Postgresql – make postgres more verbosely tell me what it’s doing

alter-tablelockingpostgresqlpostgresql-9.3

I'm trying to use ALTER TABLE on a live db (not in production, just poking around at a dev box and trying to learn some things)

Here is the command I'm trying:

psql -h $IP -p 5432 -U $DBUSER -d $DBNAME \
    -c "alter table request alter column sources set data type text;"

And what happens is… nothing. postgres just sits there silently for many, many minutes, until i give up and cancel it:

^CCancel request sent
ERROR:  canceling statement due to user request

Some reading I've done suggested that this should be fast because it's not adding any onerous constraints like UNIQUE or foreign keys or anything.

There are less than 100 rows in the table so even if this was a heavy command to run, it should still finish relatively quickly.
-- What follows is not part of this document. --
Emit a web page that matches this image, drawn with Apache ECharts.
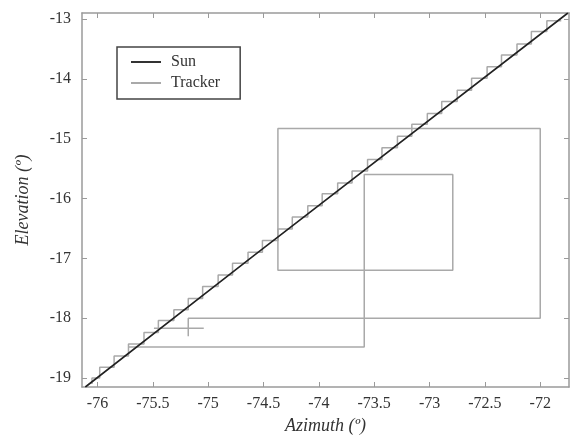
<!DOCTYPE html>
<html>
<head>
<meta charset="utf-8">
<script src="https://cdn.jsdelivr.net/npm/echarts@6/dist/echarts.min.js"></script>
<style>html,body{margin:0;padding:0;background:#fff}#c{width:571px;height:442px}</style>
</head>
<body>
<div id="c"></div>
<script>
// Tick labels
const azTicks = [-76, -75.5, -75, -74.5, -74, -73.5, -73, -72.5, -72];
const elTicks = [-19, -18, -17, -16, -15, -14, -13];

// Sun trajectory (straight line across plot)
const sunAz = [-76.11, -74.62, -71.75];
const sunEl = [-19.15, -17.0, -12.9];

// Tracker staircase corners following the sun
const stairAz = [-76.05, -75.98, -75.85, -75.72, -75.58, -75.45, -75.31, -75.18, -75.05, -74.91, -74.78,
  -74.64, -74.51, -74.37, -74.24, -74.10, -73.97, -73.83, -73.70, -73.56, -73.43, -73.29, -73.16,
  -73.02, -72.89, -72.75, -72.62, -72.48, -72.35, -72.21, -72.08, -71.94, -71.81];
const stairEl = [-19.10, -19.00, -18.82, -18.63, -18.43, -18.24, -18.04, -17.86, -17.67, -17.47, -17.28,
  -17.08, -16.90, -16.70, -16.51, -16.31, -16.12, -15.92, -15.74, -15.54, -15.35, -15.15, -14.96,
  -14.76, -14.58, -14.38, -14.19, -13.99, -13.80, -13.60, -13.42, -13.21, -13.03];

// Tracker search pattern (rectangular spiral)
const spiralAz = [-75.72, -73.59, -73.59, -72.79, -72.79, -74.37, -74.37, -72.00, -72.00, -75.18, -75.18];
const spiralEl = [-18.48, -18.48, -15.60, -15.60, -17.20, -17.20, -14.83, -14.83, -18.00, -18.00, -18.30];

// Cross marker
const crossHAz = [-75.49, -75.04];
const crossHEl = [-18.17, -18.17];

const zip = (a, b) => a.map((v, i) => [v, b[i]]);
const stairPts = [];
for (let i = 0; i < stairAz.length; i++) {
  stairPts.push([stairAz[i], stairEl[i]]);
  if (i + 1 < stairAz.length) stairPts.push([stairAz[i], stairEl[i + 1]]);
}

const serif = 'Liberation Serif';
const trackerColor = '#a9a9a9';
const axisColor = '#9a9a9a';
const xMin = -76.14, xMax = -71.74, yMin = -19.15, yMax = -12.9;

function mkX(pos, show) {
  return {
    type: 'value', position: pos, min: xMin, max: xMax,
    name: show ? 'Azimuth (º)' : '', nameLocation: 'middle', nameGap: 26,
    nameTextStyle: { fontFamily: serif, fontStyle: 'italic', fontSize: 18, color: '#333' },
    axisLine: { show: true, onZero: false, lineStyle: { color: axisColor, width: 1.5 } },
    axisTick: { show: true, inside: true, length: 5, customValues: azTicks, lineStyle: { color: axisColor } },
    axisLabel: { show: show, customValues: azTicks, margin: 9, fontFamily: serif, fontSize: 16, color: '#333' },
    splitLine: { show: false }
  };
}
function mkY(pos, show) {
  return {
    type: 'value', position: pos, min: yMin, max: yMax,
    name: show ? 'Elevation (º)' : '', nameLocation: 'middle', nameGap: 50,
    nameTextStyle: { fontFamily: serif, fontStyle: 'italic', fontSize: 18, color: '#333' },
    axisLine: { show: true, onZero: false, lineStyle: { color: axisColor, width: 1.5 } },
    axisTick: { show: true, inside: true, length: 5, customValues: elTicks, lineStyle: { color: axisColor } },
    axisLabel: { show: show, customValues: elTicks, margin: 11, fontFamily: serif, fontSize: 16, color: '#333' },
    splitLine: { show: false }
  };
}

const trackerBase = {
  type: 'line', name: 'Tracker', symbol: 'none', showSymbol: false, z: 2,
  lineStyle: { color: trackerColor, width: 1.5 }, itemStyle: { color: trackerColor },
  xAxisIndex: 0, yAxisIndex: 0, animation: false
};

const chart = echarts.init(document.getElementById('c'));
chart.setOption({
  animation: false,
  grid: { left: 82, right: 2, top: 13, bottom: 55, containLabel: false },
  xAxis: [mkX('bottom', true), mkX('top', false)],
  yAxis: [mkY('left', true), mkY('right', false)],
  legend: {
    left: 117, top: 47, orient: 'vertical',
    data: [
      { name: 'Sun', icon: 'rect', itemStyle: { color: '#333' } },
      { name: 'Tracker', icon: 'rect', itemStyle: { color: trackerColor } }
    ],
    borderColor: '#444', borderWidth: 1.5, padding: [7, 20, 8, 14],
    itemWidth: 30, itemHeight: 2, itemGap: 5,
    textStyle: { fontFamily: serif, fontSize: 16, color: '#333', padding: [0, 0, 0, 5] }
  },
  series: [
    Object.assign({}, trackerBase, { data: stairPts }),
    Object.assign({}, trackerBase, { data: zip(spiralAz, spiralEl) }),
    Object.assign({}, trackerBase, { data: zip(crossHAz, crossHEl) }),
    {
      type: 'line', name: 'Sun', symbol: 'none', showSymbol: false, z: 3,
      data: zip(sunAz, sunEl),
      lineStyle: { color: '#222', width: 1.6 }, itemStyle: { color: '#222' }
    }
  ]
});
</script>
</body>
</html>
The existing type is varchar(1000), is it just that it's difficult and slow for pg to convert from varchar to text? I would think that would be a trivial conversion, essentially just taking off the 1000 char limit.

Is it possible that the table is somehow locked and my command is just paused, waiting for something else to finish? How would I check that? If so, how would I say "no pg, this one is the important one, lock out everything else".

Generally it'd just be nice if I could get pg to print out some debugging to say whether or not the long pause is due to heavy processing or just waiting around for a lock to free.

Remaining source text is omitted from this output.